- **Short exercise**: Quote every line as written. Omit pictures.

- **Recorded information**:
◇ ◇ ◇
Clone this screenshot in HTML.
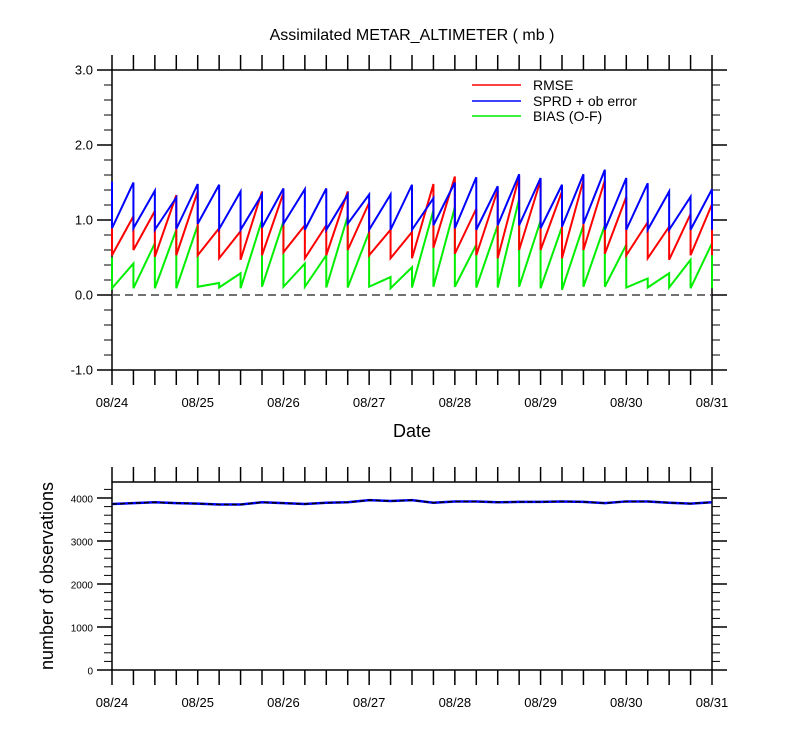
<!DOCTYPE html>
<html><head><meta charset="utf-8"><style>
body{margin:0;background:#fff;}
svg{display:block;font-family:"Liberation Sans",Arial,sans-serif;}
</style></head><body>
<svg id="chart" width="800" height="750" viewBox="0 0 800 750" xmlns="http://www.w3.org/2000/svg">
<rect width="800" height="750" fill="#fff"/>
<text x="412" y="40" font-size="16" text-anchor="middle">Assimilated METAR_ALTIMETER ( mb )</text>
<g id="topPlot"></g>
<g id="botPlot"></g>
<text x="412" y="437" font-size="18" text-anchor="middle">Date</text>
<text transform="translate(53,576) rotate(-90)" font-size="18" text-anchor="middle">number of observations</text>
<g>
<line x1="472" y1="85" x2="521" y2="85" stroke="#f00" stroke-width="1.5"/>
<text x="533" y="90" font-size="14">RMSE</text>
<line x1="472" y1="101" x2="521" y2="101" stroke="#00f" stroke-width="1.5"/>
<text x="533" y="106" font-size="14">SPRD + ob error</text>
<line x1="472" y1="116" x2="521" y2="116" stroke="#0e0" stroke-width="1.5"/>
<text x="533" y="121" font-size="14">BIAS (O-F)</text>
</g>
</svg>
<script>
const dateLabels=["08/24","08/25","08/26","08/27","08/28","08/29","08/30","08/31"];
const yTicksTop=[-1.0,0.0,1.0,2.0,3.0];
const yTicksBot=[0,1000,2000,3000,4000];
const rmsePrior=[1.29,1.05,1.12,1.33,1.38,0.89,0.85,1.38,1.36,0.93,0.93,1.38,1.23,0.87,0.84,1.48,1.58,1.15,1.40,1.58,1.53,1.38,1.53,1.53,1.31,0.97,0.91,1.08,1.21];
const rmsePost=[0.53,0.60,0.51,0.53,0.53,0.49,0.47,0.53,0.57,0.49,0.53,0.60,0.53,0.49,0.49,0.63,0.55,0.53,0.49,0.60,0.60,0.49,0.60,0.55,0.53,0.49,0.47,0.53,0.53];
const sprdPrior=[1.51,1.50,1.39,1.30,1.48,1.47,1.38,1.34,1.42,1.41,1.42,1.34,1.34,1.34,1.47,1.29,1.50,1.57,1.45,1.61,1.56,1.47,1.61,1.67,1.56,1.49,1.38,1.31,1.41];
const sprdPost=[0.89,0.89,0.87,0.88,0.95,0.88,0.87,0.90,0.95,0.87,0.87,0.95,0.87,0.87,0.87,0.93,0.89,0.87,0.93,0.93,0.89,0.91,0.95,0.87,0.87,0.87,0.87,0.87,0.87];
const biasPrior=[0.50,0.42,0.69,0.87,0.93,0.16,0.29,1.00,0.98,0.42,0.53,1.05,0.84,0.24,0.37,1.13,1.17,0.67,0.93,1.28,0.99,0.91,0.93,0.93,0.67,0.22,0.29,0.47,0.69];
const biasPost=[0.09,0.09,0.09,0.09,0.11,0.10,0.09,0.11,0.11,0.11,0.10,0.10,0.11,0.09,0.10,0.11,0.11,0.10,0.10,0.11,0.09,0.07,0.11,0.11,0.10,0.10,0.10,0.09,0.09];
const obsCount=[3860,3880,3900,3880,3870,3850,3850,3900,3880,3860,3890,3900,3950,3930,3950,3890,3920,3920,3900,3910,3910,3920,3910,3880,3920,3920,3890,3870,3900];

const NS="http://www.w3.org/2000/svg";
const X0=112,X1=712,NT=28;
function xs(i){return X0+(X1-X0)*i/NT;}
function yTop(v){return 295-75*v;}
function yBot(v){return 670-0.043*v;}
function mk(parent,tag,attrs){const e=document.createElementNS(NS,tag);for(const k in attrs)e.setAttribute(k,attrs[k]);parent.appendChild(e);return e;}
const gTop=document.getElementById('topPlot'),gBot=document.getElementById('botPlot');

function frame(g,yT,yB,prefix){
  const f=mk(g,'rect',{x:X0,y:yT,width:X1-X0,height:yB-yT,fill:'none',stroke:'#000','stroke-width':1.5});
  
  
  for(let i=0;i<=NT;i++){
    const x=xs(i);
    const t1=mk(g,'line',{x1:x,y1:yT,x2:x,y2:yT-15,stroke:'#000','stroke-width':1.5});
    
    
    const t2=mk(g,'line',{x1:x,y1:yB,x2:x,y2:yB+15,stroke:'#000','stroke-width':1.5});
    
    
  }
  dateLabels.forEach((d,j)=>{
    const t=mk(g,'text',{x:xs(j*4),y:yB+37,'font-size':13,'text-anchor':'middle'});
    t.textContent=d;
    
    
  });
}
function yaxis(g,ticks,yf,minorStep,lo,hi,fmt,prefix,fs){
  ticks.forEach(v=>{
    const y=yf(v);
    [[X0,X0-15],[X1,X1+15]].forEach(p=>{
      const l=mk(g,'line',{x1:p[0],y1:y,x2:p[1],y2:y,stroke:'#000','stroke-width':1.5});
      
      
    });
    const t=mk(g,'text',{x:X0-19,y:y+4.5,'font-size':fs,'text-anchor':'end'});
    t.textContent=fmt(v);
    
    
  });
  for(let v=lo;v<=hi+1e-9;v+=minorStep){
    if(ticks.some(t=>Math.abs(t-v)<1e-6))continue;
    const y=yf(v);
    [[X0,X0-8],[X1,X1+8]].forEach(p=>{
      const l=mk(g,'line',{x1:p[0],y1:y,x2:p[1],y2:y,stroke:'#000','stroke-width':1});
      
      
    });
  }
}
frame(gTop,70,370,'top');
yaxis(gTop,yTicksTop,yTop,0.2,-1,3,v=>v.toFixed(1),'top',13);
const zl=mk(gTop,'line',{x1:X0,y1:yTop(0),x2:X1,y2:yTop(0),stroke:'#444','stroke-width':1.5,'stroke-dasharray':'8 5'});



function saw(prior,post,color,name){
  let d='';
  for(let i=0;i<prior.length;i++){
    d+=(i?'L':'M')+xs(i)+','+yTop(prior[i])+'L'+xs(i)+','+yTop(post[i]);
  }
  const p=mk(gTop,'path',{d:d,fill:'none',stroke:color,'stroke-width':2});
  
  
}
saw(biasPrior,biasPost,'#0e0','bias-line');
saw(rmsePrior,rmsePost,'#f00','rmse-line');
saw(sprdPrior,sprdPost,'#00f','sprd-line');

frame(gBot,482,670,'bottom');
yaxis(gBot,yTicksBot,yBot,200,0,4200,v=>String(v),'bottom',10);
let d2='';
obsCount.forEach((v,i)=>{d2+=(i?'L':'M')+xs(i)+','+yBot(v);});
const ob=mk(gBot,'path',{d:d2,fill:'none',stroke:'#00f','stroke-width':2.5});


const ob2=mk(gBot,'path',{d:d2,fill:'none',stroke:'#000','stroke-width':1.5,'stroke-dasharray':'5 3'});


</script>
</body></html>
◇ ◇ ◇
- **Answer to the problem**:
Clone this screenshot in HTML.
<!DOCTYPE html>
<html><head><meta charset="utf-8"><style>
body{margin:0;background:#fff;}
svg{display:block;font-family:"Liberation Sans",Arial,sans-serif;}
</style></head><body>
<svg id="chart" width="800" height="750" viewBox="0 0 800 750" xmlns="http://www.w3.org/2000/svg">
<rect width="800" height="750" fill="#fff"/>
<text x="412" y="40" font-size="16" text-anchor="middle">Assimilated METAR_ALTIMETER ( mb )</text>
<g id="topPlot"></g>
<g id="botPlot"></g>
<text x="412" y="437" font-size="18" text-anchor="middle">Date</text>
<text transform="translate(53,576) rotate(-90)" font-size="18" text-anchor="middle">number of observations</text>
<g>
<line x1="472" y1="85" x2="521" y2="85" stroke="#f00" stroke-width="1.5"/>
<text x="533" y="90" font-size="14">RMSE</text>
<line x1="472" y1="101" x2="521" y2="101" stroke="#00f" stroke-width="1.5"/>
<text x="533" y="106" font-size="14">SPRD + ob error</text>
<line x1="472" y1="116" x2="521" y2="116" stroke="#0e0" stroke-width="1.5"/>
<text x="533" y="121" font-size="14">BIAS (O-F)</text>
</g>
</svg>
<script>
const dateLabels=["08/24","08/25","08/26","08/27","08/28","08/29","08/30","08/31"];
const yTicksTop=[-1.0,0.0,1.0,2.0,3.0];
const yTicksBot=[0,1000,2000,3000,4000];
const rmsePrior=[1.29,1.05,1.12,1.33,1.38,0.89,0.85,1.38,1.36,0.93,0.93,1.38,1.23,0.87,0.84,1.48,1.58,1.15,1.40,1.58,1.53,1.38,1.53,1.53,1.31,0.97,0.91,1.08,1.21];
const rmsePost=[0.53,0.60,0.51,0.53,0.53,0.49,0.47,0.53,0.57,0.49,0.53,0.60,0.53,0.49,0.49,0.63,0.55,0.53,0.49,0.60,0.60,0.49,0.60,0.55,0.53,0.49,0.47,0.53,0.53];
const sprdPrior=[1.51,1.50,1.39,1.30,1.48,1.47,1.38,1.34,1.42,1.41,1.42,1.34,1.34,1.34,1.47,1.29,1.50,1.57,1.45,1.61,1.56,1.47,1.61,1.67,1.56,1.49,1.38,1.31,1.41];
const sprdPost=[0.89,0.89,0.87,0.88,0.95,0.88,0.87,0.90,0.95,0.87,0.87,0.95,0.87,0.87,0.87,0.93,0.89,0.87,0.93,0.93,0.89,0.91,0.95,0.87,0.87,0.87,0.87,0.87,0.87];
const biasPrior=[0.50,0.42,0.69,0.87,0.93,0.16,0.29,1.00,0.98,0.42,0.53,1.05,0.84,0.24,0.37,1.13,1.17,0.67,0.93,1.28,0.99,0.91,0.93,0.93,0.67,0.22,0.29,0.47,0.69];
const biasPost=[0.09,0.09,0.09,0.09,0.11,0.10,0.09,0.11,0.11,0.11,0.10,0.10,0.11,0.09,0.10,0.11,0.11,0.10,0.10,0.11,0.09,0.07,0.11,0.11,0.10,0.10,0.10,0.09,0.09];
const obsCount=[3860,3880,3900,3880,3870,3850,3850,3900,3880,3860,3890,3900,3950,3930,3950,3890,3920,3920,3900,3910,3910,3920,3910,3880,3920,3920,3890,3870,3900];

const NS="http://www.w3.org/2000/svg";
const X0=112,X1=712,NT=28;
function xs(i){return X0+(X1-X0)*i/NT;}
function yTop(v){return 295-75*v;}
function yBot(v){return 670-0.043*v;}
function mk(parent,tag,attrs){const e=document.createElementNS(NS,tag);for(const k in attrs)e.setAttribute(k,attrs[k]);parent.appendChild(e);return e;}
const gTop=document.getElementById('topPlot'),gBot=document.getElementById('botPlot');

function frame(g,yT,yB,prefix){
  const f=mk(g,'rect',{x:X0,y:yT,width:X1-X0,height:yB-yT,fill:'none',stroke:'#000','stroke-width':1.5});
  
  
  for(let i=0;i<=NT;i++){
    const x=xs(i);
    const t1=mk(g,'line',{x1:x,y1:yT,x2:x,y2:yT-15,stroke:'#000','stroke-width':1.5});
    
    
    const t2=mk(g,'line',{x1:x,y1:yB,x2:x,y2:yB+15,stroke:'#000','stroke-width':1.5});
    
    
  }
  dateLabels.forEach((d,j)=>{
    const t=mk(g,'text',{x:xs(j*4),y:yB+37,'font-size':13,'text-anchor':'middle'});
    t.textContent=d;
    
    
  });
}
function yaxis(g,ticks,yf,minorStep,lo,hi,fmt,prefix,fs){
  ticks.forEach(v=>{
    const y=yf(v);
    [[X0,X0-15],[X1,X1+15]].forEach(p=>{
      const l=mk(g,'line',{x1:p[0],y1:y,x2:p[1],y2:y,stroke:'#000','stroke-width':1.5});
      
      
    });
    const t=mk(g,'text',{x:X0-19,y:y+4.5,'font-size':fs,'text-anchor':'end'});
    t.textContent=fmt(v);
    
    
  });
  for(let v=lo;v<=hi+1e-9;v+=minorStep){
    if(ticks.some(t=>Math.abs(t-v)<1e-6))continue;
    const y=yf(v);
    [[X0,X0-8],[X1,X1+8]].forEach(p=>{
      const l=mk(g,'line',{x1:p[0],y1:y,x2:p[1],y2:y,stroke:'#000','stroke-width':1});
      
      
    });
  }
}
frame(gTop,70,370,'top');
yaxis(gTop,yTicksTop,yTop,0.2,-1,3,v=>v.toFixed(1),'top',13);
const zl=mk(gTop,'line',{x1:X0,y1:yTop(0),x2:X1,y2:yTop(0),stroke:'#444','stroke-width':1.5,'stroke-dasharray':'8 5'});



function saw(prior,post,color,name){
  let d='';
  for(let i=0;i<prior.length;i++){
    d+=(i?'L':'M')+xs(i)+','+yTop(prior[i])+'L'+xs(i)+','+yTop(post[i]);
  }
  const p=mk(gTop,'path',{d:d,fill:'none',stroke:color,'stroke-width':2});
  
  
}
saw(biasPrior,biasPost,'#0e0','bias-line');
saw(rmsePrior,rmsePost,'#f00','rmse-line');
saw(sprdPrior,sprdPost,'#00f','sprd-line');

frame(gBot,482,670,'bottom');
yaxis(gBot,yTicksBot,yBot,200,0,4200,v=>String(v),'bottom',10);
let d2='';
obsCount.forEach((v,i)=>{d2+=(i?'L':'M')+xs(i)+','+yBot(v);});
const ob=mk(gBot,'path',{d:d2,fill:'none',stroke:'#00f','stroke-width':2.5});


const ob2=mk(gBot,'path',{d:d2,fill:'none',stroke:'#000','stroke-width':1.5,'stroke-dasharray':'5 3'});


</script>
</body></html>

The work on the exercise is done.